Smart manufacturing systems aim to enhance the efficiency, adaptability, and reliability of industrial operations through advanced data-driven approaches. Achieving these objectives hinges on accurate fault detection and timely maintenance, especially in highly dynamic industrial environments. However, capturing nonlinear and temporal dependencies in dynamic nonlinear industrial processes poses significant challenges for traditional data-driven fault detection methods. To address these limitations, this study presents an Incremental Pyraformer–Deep Canonical Correlation Analysis (DCCA) framework that integrates the Pyramidal Attention Mechanism of the Pyraformer with the Broad Learning System for incremental learning in a DCCA basis.
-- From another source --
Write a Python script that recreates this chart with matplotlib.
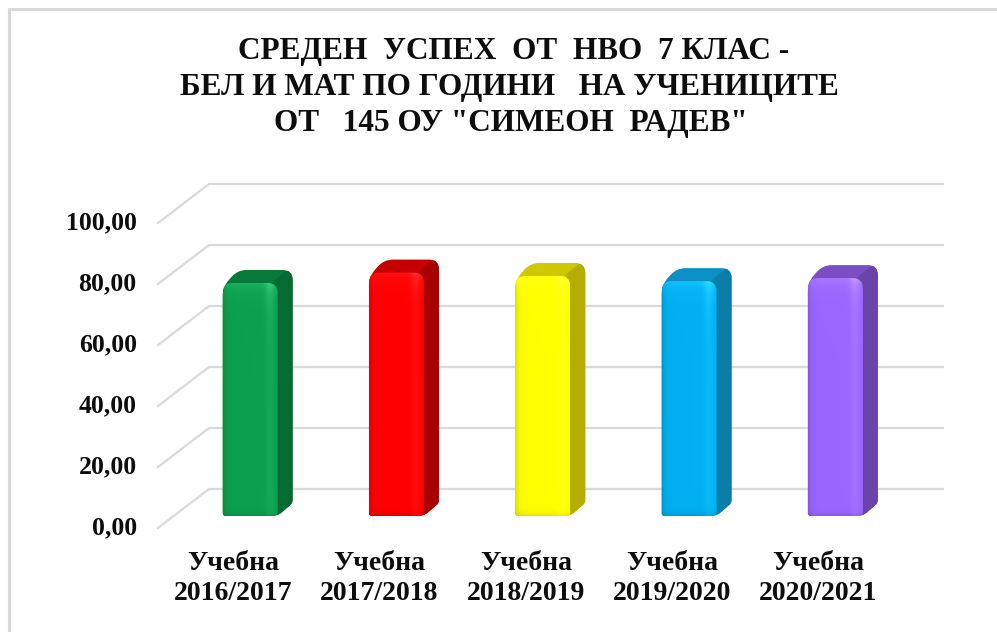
import numpy as np
import matplotlib
matplotlib.use('Agg')
import matplotlib.pyplot as plt
from matplotlib.patches import PathPatch
from matplotlib.path import Path
from matplotlib.transforms import Affine2D, IdentityTransform
from matplotlib.colors import to_rgb

title_lines = ['СРЕДЕН  УСПЕХ  ОТ  НВО  7 КЛАС -',
               'БЕЛ И МАТ ПО ГОДИНИ   НА УЧЕНИЦИТЕ',
               'ОТ   145 ОУ "СИМЕОН  РАДЕВ"']
years = ['Учебна\n2016/2017', 'Учебна\n2017/2018', 'Учебна\n2018/2019',
         'Учебна\n2019/2020', 'Учебна\n2020/2021']
values = [76.4, 79.8, 78.7, 77.0, 78.0]
y_ticks = [0, 20, 40, 60, 80, 100]
y_labels = ['0,00', '20,00', '40,00', '60,00', '80,00', '100,00']
front_colors = ['#0aa04f', '#ff0000', '#ffff00', '#00b0f0', '#9966ff']
side_colors = ['#066b32', '#a80000', '#b5ad00', '#0a7da8', '#6a44a8']
top_colors = ['#07793a', '#c40000', '#cfc800', '#0a90c4', '#7a4fc4']

W, H = 997, 632
plt.rcParams['font.family'] = ['Liberation Serif', 'DejaVu Serif']
fig = plt.figure(figsize=(W / 100, H / 100), dpi=100)
ax = fig.add_axes([177 / W, (H - 516) / H, 731.5 / W, 305 / H])
ax.patch.set_alpha(0)
x = np.arange(len(values))
ax.set_xlim(-0.5, 4.5)
ax.set_ylim(0, 100)
for s in ax.spines.values():
    s.set_visible(False)
ax.tick_params(length=0)
ax.set_yticks(y_ticks, y_labels, fontsize=18.5, fontweight='bold', color='#0d0d0d')
ax.set_xticks(x, years, fontsize=20, fontweight='bold', color='#0d0d0d', linespacing=1.3)
ax.tick_params(axis='y', pad=29)
ax.tick_params(axis='x', pad=25)
for lab in ax.get_yticklabels():
    lab.set_transform(lab.get_transform() + Affine2D().translate(0, -9))
for lab in ax.get_xticklabels():
    lab.set_transform(lab.get_transform() + Affine2D().translate(-17, 0))

idt = IdentityTransform()


def rounded(points, radii):
    # closed polygon with each corner cut by a quadratic curve
    verts, codes = [], []
    n = len(points)
    for k in range(n):
        p = np.array(points[k], float)
        a = np.array(points[k - 1], float)
        b = np.array(points[(k + 1) % n], float)
        r = radii[k]
        p1 = p + (a - p) / np.linalg.norm(a - p) * r
        p2 = p + (b - p) / np.linalg.norm(b - p) * r
        verts += [p1, p, p2]
        codes += [Path.MOVETO if k == 0 else Path.LINETO, Path.CURVE3, Path.CURVE3]
    verts.append(verts[0])
    codes.append(Path.CLOSEPOLY)
    return Path(verts, codes)


# border of the chart area, only top and left show
fig.add_artist(plt.Line2D([9 / W, 9 / W, 1], [0, 1 - 9 / H, 1 - 9 / H], color='#d9d9d9', lw=2.2))

# gridlines run from the front wall edge back and then right
for v in y_ticks:
    py = ax.transData.transform((0, v))[1]
    ax.plot([158, 209, 943], [py - 12, py + 27, py + 27], color='#d9d9d9', lw=1.6,
            transform=idt, clip_on=False, zorder=1, solid_joinstyle='round')

bar_w = 55 / 146.3
dx, dy = 15, 13
for i, val in enumerate(values):
    (l, b), (r, t) = ax.transData.transform([(x[i] - bar_w / 2, 0), (x[i] + bar_w / 2, val)])
    # whole silhouette, top face colour
    body = rounded([(l, t - 4), (l + dx, t + dy), (r + dx, t + dy), (r + dx, b + dy), (r, b), (l, b)],
                   [9, 9, 10, 3, 6, 3])
    body_patch = PathPatch(body, fc=top_colors[i], ec='none', transform=idt, zorder=3, clip_on=False)
    ax.add_patch(body_patch)
    side = rounded([(r - 5, t + 1), (r + dx - 4, t + dy + 1), (r + dx + 1, t + dy + 1),
                    (r + dx + 1, b + dy), (r, b - 1)],
                   [1, 1, 1, 1, 1])
    side_patch = PathPatch(side, fc=side_colors[i], ec='none', transform=idt, zorder=4)
    ax.add_patch(side_patch)
    side_patch.set_clip_path(body_patch)

    # front face: gradient image clipped to a rounded rectangle
    front = rounded([(l, t), (r, t), (r, b), (l, b)], [10, 10, 5, 3])
    clip = PathPatch(front, fc='none', ec='none', transform=idt)
    ax.add_patch(clip)
    base = np.array(to_rgb(front_colors[i]))
    nh, nw = int(t - b), int(r - l)
    u = np.linspace(0, 1, nw)[None, :, None]
    v = np.linspace(0, 1, nh)[:, None, None]
    light = 0.12 * np.exp(-((u - 0.86) / 0.09) ** 2) * (0.3 + 0.7 * np.exp(-v * (nh / 18)))
    light = light + 0.07 * np.exp(-v * (nh / 8))
    dark = 0.12 * np.exp(-u * nw / 3) + 0.10 * np.exp(-(1 - v) * nh / 3)
    img = np.clip(base[None, None, :] * (1 - dark) + light, 0, 1)
    im = ax.imshow(img, extent=(x[i] - bar_w / 2, x[i] + bar_w / 2, 0, val), origin='upper',
                   aspect='auto', zorder=5, interpolation='bilinear')
    im.set_clip_path(clip)

ax.set_xlim(-0.5, 4.5)
ax.set_ylim(0, 100)

for line, cx, py in zip(title_lines, [514, 509, 511], [51, 87, 123]):
    fig.text(cx / W, 1 - py / H, line, ha='center', va='center', fontsize=22.5,
             fontweight='bold', color='#0d0d0d')

fig.savefig('out.png', dpi=100)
The Pyraformer model effectively captures multi-scale temporal features, while the BLS-based incremental learning mechanism adapts to evolving data without full retraining. The proposed framework enhances both spatial and temporal representation, enabling robust fault detection in high-dimensional and continuously changing industrial environments. Experimental validation on the Tennessee Eastman (TE) process, Continuous Stirred-Tank Reactor (CSTR) system, and injection molding process demonstrated superior detection performance. In the TE scenario, our framework achieved a 100% Fault Detection Rate with a 4.35% False Alarm Rate, surpassing DCCA variants. Similarly, in the CSTR case, the approach reached a perfect 100% Fault Detection Rate (FDR) and 3.48% False Alarm Rate (FAR), while in the injection molding process, it delivered a 97.02% FDR with 0% FAR. The findings underline the framework’s effectiveness in handling complex and dynamic data streams, thereby providing a powerful approach for real-time monitoring and proactive maintenance.